** BEGIN COLLECTED DATA **

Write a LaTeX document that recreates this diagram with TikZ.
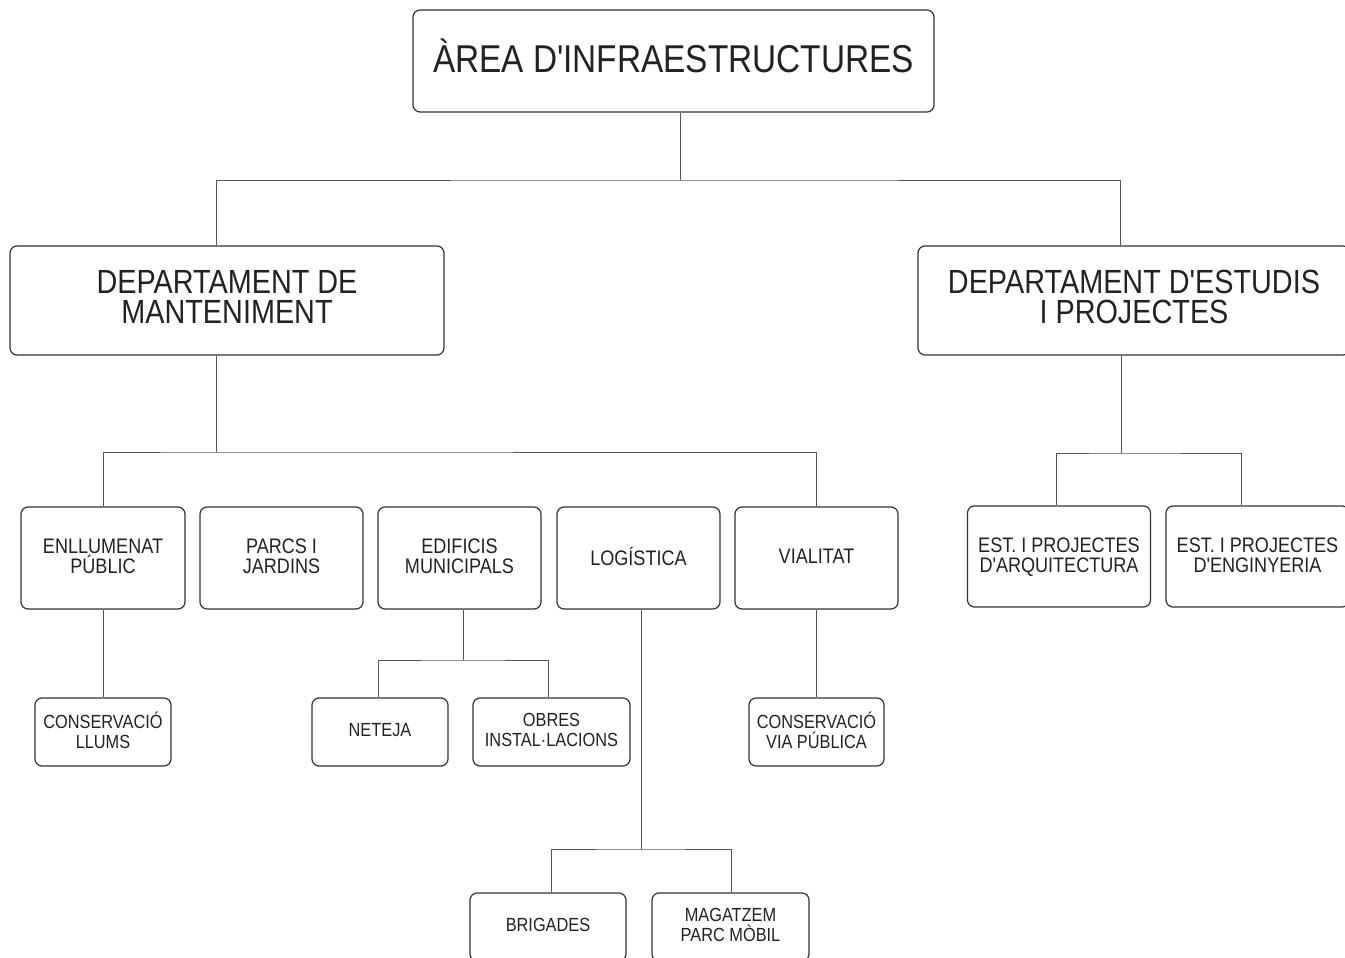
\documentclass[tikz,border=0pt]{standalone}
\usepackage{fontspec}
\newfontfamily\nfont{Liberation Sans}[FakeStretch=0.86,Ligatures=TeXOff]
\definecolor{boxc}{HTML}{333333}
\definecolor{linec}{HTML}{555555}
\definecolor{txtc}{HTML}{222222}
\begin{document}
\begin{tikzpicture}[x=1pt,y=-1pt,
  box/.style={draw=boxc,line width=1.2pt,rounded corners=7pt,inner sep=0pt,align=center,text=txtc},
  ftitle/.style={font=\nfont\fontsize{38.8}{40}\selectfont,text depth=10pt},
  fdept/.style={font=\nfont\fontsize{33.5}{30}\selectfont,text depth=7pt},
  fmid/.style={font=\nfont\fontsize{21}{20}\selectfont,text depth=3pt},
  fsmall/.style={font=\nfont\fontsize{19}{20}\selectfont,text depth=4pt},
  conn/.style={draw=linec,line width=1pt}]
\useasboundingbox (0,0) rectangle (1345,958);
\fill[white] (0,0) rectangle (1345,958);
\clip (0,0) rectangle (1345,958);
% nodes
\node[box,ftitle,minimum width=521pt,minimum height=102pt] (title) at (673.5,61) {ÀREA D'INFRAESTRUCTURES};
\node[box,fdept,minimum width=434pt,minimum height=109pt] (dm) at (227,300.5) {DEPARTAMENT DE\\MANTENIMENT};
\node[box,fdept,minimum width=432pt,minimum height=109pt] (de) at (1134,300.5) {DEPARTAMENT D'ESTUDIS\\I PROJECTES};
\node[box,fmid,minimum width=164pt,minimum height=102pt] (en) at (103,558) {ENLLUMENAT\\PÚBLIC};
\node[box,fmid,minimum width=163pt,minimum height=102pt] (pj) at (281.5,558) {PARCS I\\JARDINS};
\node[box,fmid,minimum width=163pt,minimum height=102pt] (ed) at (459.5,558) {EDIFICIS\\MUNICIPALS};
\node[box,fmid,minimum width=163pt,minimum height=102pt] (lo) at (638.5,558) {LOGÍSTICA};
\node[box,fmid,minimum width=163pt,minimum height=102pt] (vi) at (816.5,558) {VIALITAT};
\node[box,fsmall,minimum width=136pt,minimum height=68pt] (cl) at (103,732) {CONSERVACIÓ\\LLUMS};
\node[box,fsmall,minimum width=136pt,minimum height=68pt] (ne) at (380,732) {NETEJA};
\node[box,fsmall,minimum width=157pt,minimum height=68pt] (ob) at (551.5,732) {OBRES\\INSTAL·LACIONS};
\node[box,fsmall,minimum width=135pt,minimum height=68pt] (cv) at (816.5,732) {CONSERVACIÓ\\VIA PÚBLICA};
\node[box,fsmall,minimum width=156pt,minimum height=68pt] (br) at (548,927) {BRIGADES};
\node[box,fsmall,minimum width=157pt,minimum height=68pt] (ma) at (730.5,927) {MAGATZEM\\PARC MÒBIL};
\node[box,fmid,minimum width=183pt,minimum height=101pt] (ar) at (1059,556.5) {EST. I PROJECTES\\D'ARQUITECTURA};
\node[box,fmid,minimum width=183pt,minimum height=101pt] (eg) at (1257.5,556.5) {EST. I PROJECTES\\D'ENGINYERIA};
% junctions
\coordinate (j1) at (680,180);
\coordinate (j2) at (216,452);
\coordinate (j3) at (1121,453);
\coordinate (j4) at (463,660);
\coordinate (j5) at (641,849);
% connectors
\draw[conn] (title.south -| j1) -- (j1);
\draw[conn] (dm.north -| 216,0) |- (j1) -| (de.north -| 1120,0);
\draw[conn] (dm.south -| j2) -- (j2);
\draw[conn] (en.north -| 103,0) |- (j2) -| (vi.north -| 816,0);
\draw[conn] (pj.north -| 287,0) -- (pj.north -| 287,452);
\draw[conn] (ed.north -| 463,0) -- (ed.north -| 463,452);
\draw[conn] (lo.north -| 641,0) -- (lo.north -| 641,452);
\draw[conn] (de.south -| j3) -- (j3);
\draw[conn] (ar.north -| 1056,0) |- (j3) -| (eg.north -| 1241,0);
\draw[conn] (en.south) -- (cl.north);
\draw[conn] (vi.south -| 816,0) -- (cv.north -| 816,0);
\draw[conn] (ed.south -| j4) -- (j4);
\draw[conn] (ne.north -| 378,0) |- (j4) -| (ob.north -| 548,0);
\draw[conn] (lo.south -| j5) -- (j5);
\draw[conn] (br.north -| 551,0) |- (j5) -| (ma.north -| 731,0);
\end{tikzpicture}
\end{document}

** END COLLECTED DATA **

# EXERCISE TASK
Take the data above and repeat it exactly, leaving each picture out.

# TASK SOLUTION
Write a LaTeX document that recreates this diagram with TikZ.
\documentclass[tikz,border=0pt]{standalone}
\usepackage{fontspec}
\newfontfamily\nfont{Liberation Sans}[FakeStretch=0.86,Ligatures=TeXOff]
\definecolor{boxc}{HTML}{333333}
\definecolor{linec}{HTML}{555555}
\definecolor{txtc}{HTML}{222222}
\begin{document}
\begin{tikzpicture}[x=1pt,y=-1pt,
  box/.style={draw=boxc,line width=1.2pt,rounded corners=7pt,inner sep=0pt,align=center,text=txtc},
  ftitle/.style={font=\nfont\fontsize{38.8}{40}\selectfont,text depth=10pt},
  fdept/.style={font=\nfont\fontsize{33.5}{30}\selectfont,text depth=7pt},
  fmid/.style={font=\nfont\fontsize{21}{20}\selectfont,text depth=3pt},
  fsmall/.style={font=\nfont\fontsize{19}{20}\selectfont,text depth=4pt},
  conn/.style={draw=linec,line width=1pt}]
\useasboundingbox (0,0) rectangle (1345,958);
\fill[white] (0,0) rectangle (1345,958);
\clip (0,0) rectangle (1345,958);
% nodes
\node[box,ftitle,minimum width=521pt,minimum height=102pt] (title) at (673.5,61) {ÀREA D'INFRAESTRUCTURES};
\node[box,fdept,minimum width=434pt,minimum height=109pt] (dm) at (227,300.5) {DEPARTAMENT DE\\MANTENIMENT};
\node[box,fdept,minimum width=432pt,minimum height=109pt] (de) at (1134,300.5) {DEPARTAMENT D'ESTUDIS\\I PROJECTES};
\node[box,fmid,minimum width=164pt,minimum height=102pt] (en) at (103,558) {ENLLUMENAT\\PÚBLIC};
\node[box,fmid,minimum width=163pt,minimum height=102pt] (pj) at (281.5,558) {PARCS I\\JARDINS};
\node[box,fmid,minimum width=163pt,minimum height=102pt] (ed) at (459.5,558) {EDIFICIS\\MUNICIPALS};
\node[box,fmid,minimum width=163pt,minimum height=102pt] (lo) at (638.5,558) {LOGÍSTICA};
\node[box,fmid,minimum width=163pt,minimum height=102pt] (vi) at (816.5,558) {VIALITAT};
\node[box,fsmall,minimum width=136pt,minimum height=68pt] (cl) at (103,732) {CONSERVACIÓ\\LLUMS};
\node[box,fsmall,minimum width=136pt,minimum height=68pt] (ne) at (380,732) {NETEJA};
\node[box,fsmall,minimum width=157pt,minimum height=68pt] (ob) at (551.5,732) {OBRES\\INSTAL·LACIONS};
\node[box,fsmall,minimum width=135pt,minimum height=68pt] (cv) at (816.5,732) {CONSERVACIÓ\\VIA PÚBLICA};
\node[box,fsmall,minimum width=156pt,minimum height=68pt] (br) at (548,927) {BRIGADES};
\node[box,fsmall,minimum width=157pt,minimum height=68pt] (ma) at (730.5,927) {MAGATZEM\\PARC MÒBIL};
\node[box,fmid,minimum width=183pt,minimum height=101pt] (ar) at (1059,556.5) {EST. I PROJECTES\\D'ARQUITECTURA};
\node[box,fmid,minimum width=183pt,minimum height=101pt] (eg) at (1257.5,556.5) {EST. I PROJECTES\\D'ENGINYERIA};
% junctions
\coordinate (j1) at (680,180);
\coordinate (j2) at (216,452);
\coordinate (j3) at (1121,453);
\coordinate (j4) at (463,660);
\coordinate (j5) at (641,849);
% connectors
\draw[conn] (title.south -| j1) -- (j1);
\draw[conn] (dm.north -| 216,0) |- (j1) -| (de.north -| 1120,0);
\draw[conn] (dm.south -| j2) -- (j2);
\draw[conn] (en.north -| 103,0) |- (j2) -| (vi.north -| 816,0);
\draw[conn] (pj.north -| 287,0) -- (pj.north -| 287,452);
\draw[conn] (ed.north -| 463,0) -- (ed.north -| 463,452);
\draw[conn] (lo.north -| 641,0) -- (lo.north -| 641,452);
\draw[conn] (de.south -| j3) -- (j3);
\draw[conn] (ar.north -| 1056,0) |- (j3) -| (eg.north -| 1241,0);
\draw[conn] (en.south) -- (cl.north);
\draw[conn] (vi.south -| 816,0) -- (cv.north -| 816,0);
\draw[conn] (ed.south -| j4) -- (j4);
\draw[conn] (ne.north -| 378,0) |- (j4) -| (ob.north -| 548,0);
\draw[conn] (lo.south -| j5) -- (j5);
\draw[conn] (br.north -| 551,0) |- (j5) -| (ma.north -| 731,0);
\end{tikzpicture}
\end{document}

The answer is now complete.